Companies are also deploying innovative technology. mIQrotech, a recent startup that I have advised, is using artificial intelligence and sensors to envelop pipelines with safety and security systems aimed at identifying and stopping leaks before they occur. Companies like General Electric are developing inspection tools that present three-dimensional MRI-like models of lines that can be evaluated over time. It should go without saying that energy companies have a financial incentive to prevent leaks in the first place.
There is more to say for the environmental benefit of liquid and natural gas pipelines. Natural gas pipelines for example are a key instrument in the transition away from coal, helping the U.S. decrease its carbon emissions by as much as 50 percent. The far cleaner-burning natural gas is an essential bridge fuel on the move toward renewable resources and greater green efficiency. Halting or delaying pipelines thwarts or delays the phase-out of coal and other higher intensive carbon-based fuels.
Last month, opponents of the Mariner East pipeline project sat in a Harrisburg, Pennsylvania courtroom where they told a judge that allowing natural gas liquids to flow East from western Pennsylvania would wreak havoc. One woman testified that she didn’t need these products at all because she used home heating oil to warm her house, apparently oblivious to the fact that the truck bringing her that very oil likely picked it up from a pipeline.
The lack of sufficient energy infrastructure also negatively impacts our own economy, and in some cases, American foreign policy itself. Mariner East and other projects are designed to ease inadequate supplies and soaring prices Americans are paying to keep the Northeast warm during the winter. One critical example is the Russian gas import into Boston Harbor last spring despite plenty and bountiful supplies of natural gas that will be accessed by new pipelines less than a day’s drive away. Not only should we avoid financially benefitting countries like Russia, but that natural gas had to travel across the entire Atlantic Ocean, powered by large vessels producing significant emissions from low-grade fuels. It is far better for gas to travel a few hundred miles in a secure high-tech pipeline than several thousand miles on the open ocean, where leaks are more difficult to contain.

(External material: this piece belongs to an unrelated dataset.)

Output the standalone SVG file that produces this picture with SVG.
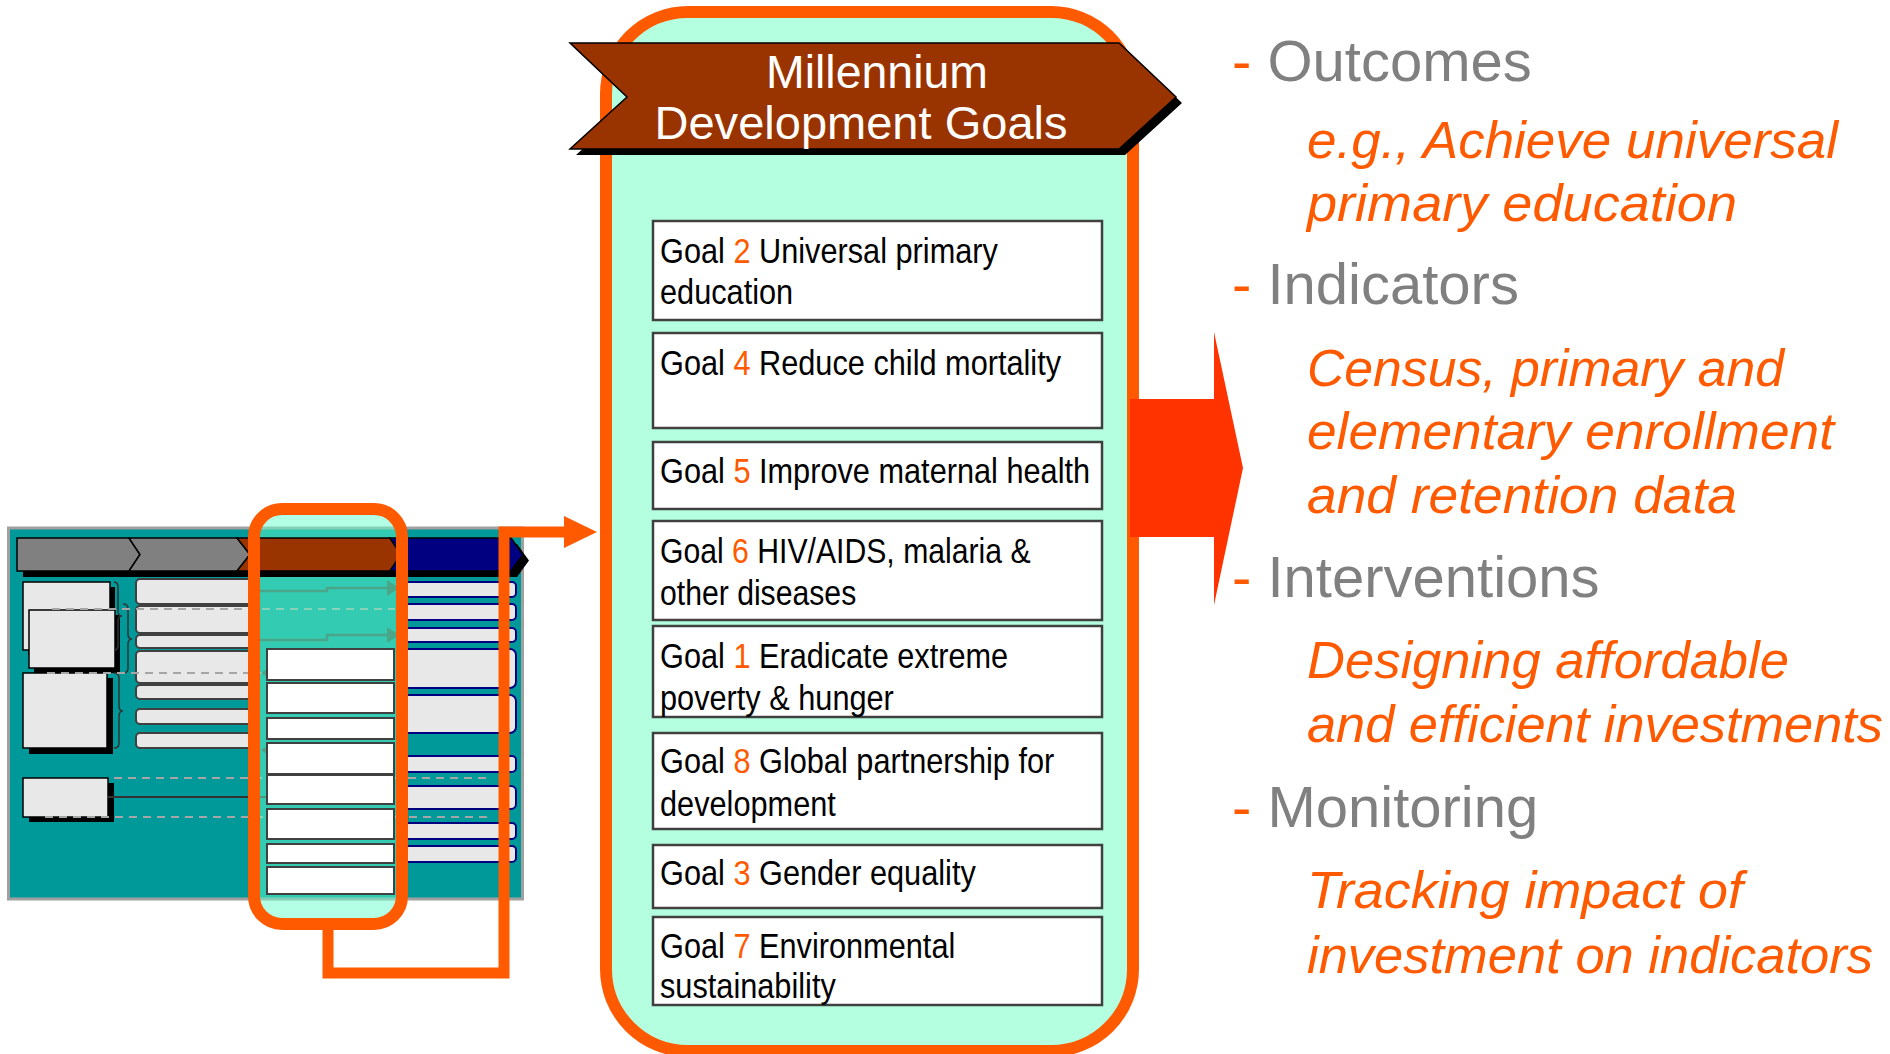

Economic and environmental progress means building state-of-the-art energy highways that safely and efficiently move materials to where they are needed so that we can move away from high-carbon emitting fuels. While critics have every reason to watch them under a magnifying glass to ensure the environment is preserved, it is equally important to zoom out and see how pipelines play into the broader picture of the community, economy, and climate.
If projects like Mariner East and the Mountain Valley Pipeline can serve Americans, thwart Russian imports, and help to reduce carbon emissions, we should not support delays, but encourage best practices and ensure the project is completed to the highest caliber and standards we all expect.